Lance MacLean, the embattled mayor of Mission Viejo, said Thursday he is regrouping after losing a recall election held after opponents accused him of "uncivil behavior" and fiscal irresponsibility.
MacLean, a Republican, has five days to request a recount in Tuesday’s election, which ended in a 19-vote difference. With a 23.9% turnout, 7,370 voted to remove MacLean from office, and 7,351 voted against recalling him.
"With all the shenanigans these guys have pulled … but I am clearly leaning toward challenging the vote," MacLean said.
Voters elected local businessman David Leckness, a Democrat, over recall proponent Dale Tyler, a Republican, by 9.2 percentage points.
"I think that we need to thank Lance for a lot of years of service," Leckness said Thursday from the print shop he has run in Mission Viejo for 25 years. "It’s too bad that happened like this, but my job is to keep the city moving in the great direction that it’s been going in."
Recall proponents had criticized MacLean for approving in a 4-1 City Council vote to double his stipend from $500 to $1,000 a month. MacLean said on his website that the council was adjusting the stipend for inflation and cost of living and noted it had remained unchanged for two decades.
MacLean said some of his biggest detractors were once his strongest supporters who helped get him elected to the council in 2002.
"It’s ironic because — and I’m frustrated here — I’ve doubled our reserves from $15 million to $30 million," MacLean said, noting the city’s AAA bond rating, a grade of financial stability bestowed on a handful of U.S. cities.
"What this group wanted to do was pound cash away in the bank," MacLean said. "You collect the tax dollars to provide services, not create a giant bank account."
Recall proponents turned in nearly 14,000 signatures in September, and 9,400 of them were verified.
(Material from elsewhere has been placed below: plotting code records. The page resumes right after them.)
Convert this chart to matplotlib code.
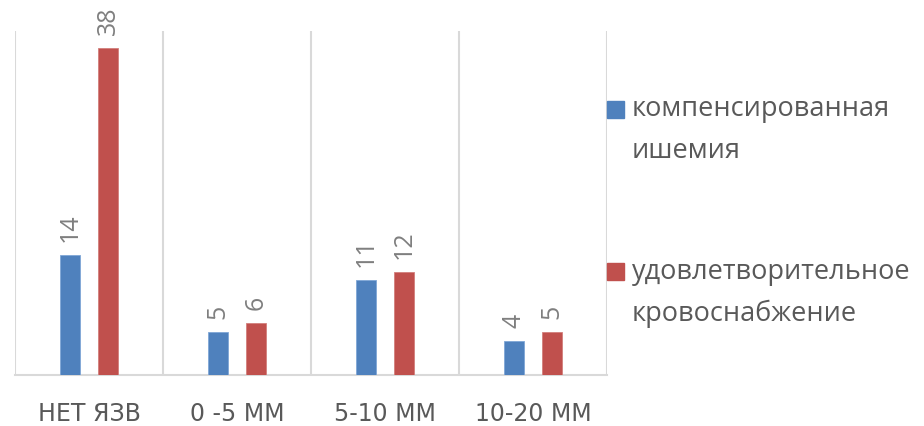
import matplotlib
matplotlib.use("Agg")
import matplotlib.pyplot as plt
from matplotlib.patches import Rectangle
import numpy as np

plt.rcParams['font.family'] = ['Open Sans', 'DejaVu Sans']

categories = ["НЕТ ЯЗВ", "0 -5 ММ", "5-10 ММ", "10-20 ММ"]
series_names = ["компенсированная\nишемия", "удовлетворительное\nкровоснабжение"]
compensated = [14, 5, 11, 4]
satisfactory = [38, 6, 12, 5]
colors = ["#4F81BD", "#C0504D"]

W, H, DPI = 924, 427, 100
fig = plt.figure(figsize=(W / DPI, H / DPI), dpi=DPI)

left, right, top, bottom = 15, 607, 32, 376
ax = fig.add_axes([left / W, 1 - bottom / H, (right - left) / W, (bottom - top) / H])

x = np.arange(len(categories))
bw = 0.135
off = 0.128
bars1 = ax.bar(x - off, compensated, bw, color=colors[0], edgecolor="#7FA6D6", linewidth=0.6, zorder=3)
bars2 = ax.bar(x + off, satisfactory, bw, color=colors[1], edgecolor="#D27F7C", linewidth=0.6, zorder=3)

for bars, vals in ((bars1, compensated), (bars2, satisfactory)):
    for b, v in zip(bars, vals):
        ax.annotate(str(v), (b.get_x() + b.get_width() / 2, v),
                    xytext=(0, 14), textcoords="offset pixels",
                    rotation=90, ha="center", va="bottom",
                    fontsize=18, color="#7F7F7F", annotation_clip=False)

ax.set_xlim(-0.5, len(categories) - 0.5)
ax.set_ylim(0, 40)
ax.set_yticks([])
ax.set_xticks(x)
ax.set_xticklabels(categories, fontsize=17, color="#595959", family=["DejaVu Sans"])
ax.tick_params(axis="x", length=0, pad=19)

for s in ("top", "right", "left"):
    ax.spines[s].set_visible(False)
ax.spines["bottom"].set_color("#D9D9D9")
ax.spines["bottom"].set_linewidth(1.5)

for b in np.arange(-0.5, len(categories), 1.0):
    ax.axvline(b, color="#D9D9D9", linewidth=1.5, zorder=1)

# legend, markers beside the first line of each entry
marker_rows = [110.5, 272.5]
last_baselines = [158, 321]
for name, col, yc, yb in zip(series_names, colors, marker_rows, last_baselines):
    fig.patches.append(Rectangle((607 / W, 1 - (yc + 8.5) / H), 17 / W, 17 / H,
                                 transform=fig.transFigure, color=col))
    fig.text(632 / W, 1 - yb / H, name, fontsize=19.5, color="#595959",
             ha="left", va="baseline", linespacing=1.65)

fig.savefig("out.png", dpi=DPI)
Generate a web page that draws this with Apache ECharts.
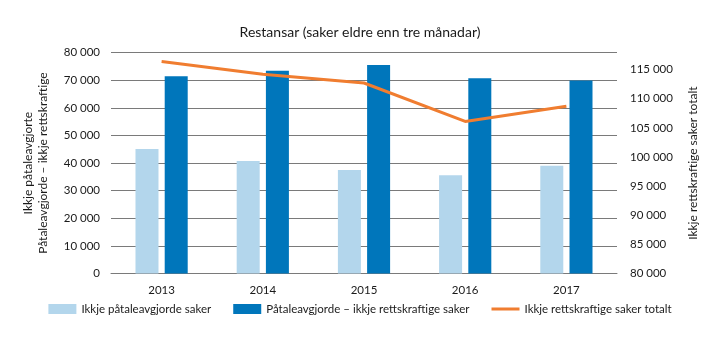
<!DOCTYPE html>
<html>
<head>
<meta charset="utf-8">
<script src="https://cdn.jsdelivr.net/npm/echarts@6/dist/echarts.min.js"></script>
<style>
html,body{margin:0;padding:0;background:#fff;}
#chart{width:720px;height:341px;}
</style>
</head>
<body>
<div id="chart"></div>
<script>
const categories = ['2013', '2014', '2015', '2016', '2017'];
const ikkjePataleavgjorde = [45100, 40800, 37500, 35600, 39000];
const pataleavgjordeIkkjeRettskraftige = [71500, 73500, 75500, 70700, 69900];
const rettskraftigeTotalt = [116400, 114200, 112700, 106100, 108700];
const seriesNames = ['Ikkje påtaleavgjorde saker', 'Påtaleavgjorde – ikkje rettskraftige saker', 'Ikkje rettskraftige saker totalt'];
const titleText = 'Restansar (saker eldre enn tre månadar)';
const leftAxisName = 'Ikkje påtaleavgjorte\nPåtaleavgjorde – ikkje rettskraftige';
const rightAxisName = 'Ikkje rettskraftige saker totalt';

const FONT = 'Lato';
const fmt = v => String(v).replace(/\B(?=(\d{3})+(?!\d))/g, ' ');
const gridColor = '#7a7a7a';
const lineIcon = 'path://M0,0L0.01,0L0,0Z M0,10L0.01,10L0,10Z M0,3.6L28,3.6L28,6.4L0,6.4Z';

const chart = echarts.init(document.getElementById('chart'), null, {renderer: 'canvas'});
chart.setOption({
  animation: false,
  textStyle: {fontFamily: FONT},
  title: {
    text: titleText, left: 'center', top: 20,
    textStyle: {fontFamily: FONT, fontSize: 14, fontWeight: 'normal', color: '#1a1a1a'}
  },
  grid: {left: 111, right: 103, top: 52.7, bottom: 67.5, containLabel: false},
  legend: {
    bottom: 21, left: 'center', itemGap: 22, itemWidth: 28, itemHeight: 10,
    textStyle: {fontFamily: FONT, fontSize: 11.5, color: '#1a1a1a'},
    data: [
      {name: seriesNames[0], icon: 'rect'},
      {name: seriesNames[1], icon: 'rect'},
      {name: seriesNames[2], icon: lineIcon, itemStyle: {color: '#f07d30'}}
    ]
  },
  xAxis: {
    type: 'category', data: categories,
    axisLine: {show: true, lineStyle: {color: gridColor, width: 1}},
    axisTick: {show: false},
    axisLabel: {fontFamily: FONT, fontSize: 11.5, color: '#1a1a1a', margin: 11}
  },
  yAxis: [
    {
      type: 'value', min: 0, max: 80000, interval: 10000,
      name: leftAxisName, nameLocation: 'middle', nameRotate: 90, nameGap: 60,
      nameTextStyle: {fontFamily: FONT, fontSize: 12, color: '#1a1a1a', lineHeight: 15},
      axisLine: {show: false}, axisTick: {show: false},
      splitLine: {show: true, lineStyle: {color: gridColor, width: 1}},
      axisLabel: {fontFamily: FONT, fontSize: 11.5, color: '#1a1a1a', margin: 11, formatter: fmt}
    },
    {
      type: 'value', min: 80000, max: 117900, interval: 5000, position: 'right',
      name: rightAxisName, nameLocation: 'middle', nameRotate: 90, nameGap: 70,
      nameTextStyle: {fontFamily: FONT, fontSize: 12, color: '#1a1a1a'},
      axisLine: {show: false}, axisTick: {show: false},
      splitLine: {show: false},
      axisLabel: {fontFamily: FONT, fontSize: 11.5, color: '#1a1a1a', margin: 13, formatter: fmt, showMaxLabel: false}
    }
  ],
  series: [
    {
      name: seriesNames[0], type: 'bar', yAxisIndex: 0, data: ikkjePataleavgjorde,
      barWidth: 23, barGap: '27%', itemStyle: {color: '#b3d6ec'}
    },
    {
      name: seriesNames[1], type: 'bar', yAxisIndex: 0, data: pataleavgjordeIkkjeRettskraftige,
      barWidth: 23, barGap: '27%', itemStyle: {color: '#0076bb'}
    },
    {
      name: seriesNames[2], type: 'line', yAxisIndex: 1, data: rettskraftigeTotalt,
      symbol: 'none', lineStyle: {color: '#f07d30', width: 3}, itemStyle: {color: '#f07d30'}
    }
  ]
});
</script>
</body>
</html>
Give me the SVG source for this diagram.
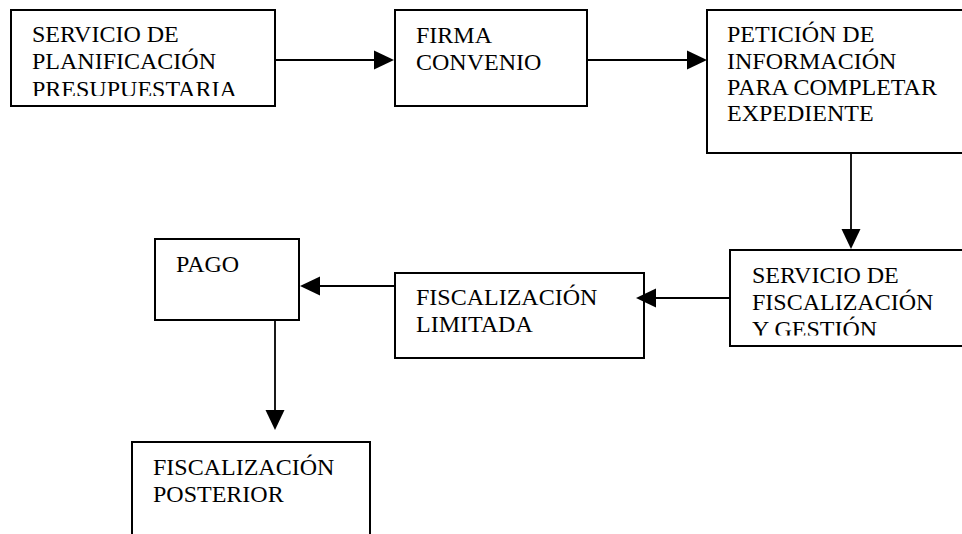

But the efforts of Citizens to Recall Lance MacLean are being investigated by the Orange County district attorney and the state Fair Political Practices Commission, said City Clerk Karen Hamman, who alerted the commission to possible reporting violations.
Councilman John Paul Ledesma, a recall proponent, said the group’s treasurer did not realize he had to provide financial reports on a quarterly basis.
Some residents had balked at the special election’s $270,000 price tag and noted the recall shaves just a few months off MacLean’s term, which was set to end in November.
MacLean’s Republican opponent, Tyler, came under fire in January for not possessing a California driver’s license and for having cars in California that were registered in Indiana, Hamman said. Tyler could not be reached for comment.
But Ledesma said some recall supporters felt "blindsided" by the 11th-hour revelations of Tyler’s lack of a state driver’s license.
"I think some information came out about Dale Tyler that kind of shook confidence in people … but I think Dave Leckness is an improvement over Lance McLean," Ledesma said.
Leckness, who previously served as a city planning commissioner, said during the campaign that the recall election was unnecessary.
"The message we were putting out was ‘Vote no on the recall … but if there is a recall, vote for Dave Leckness,’ " he said. "And that’s what people did."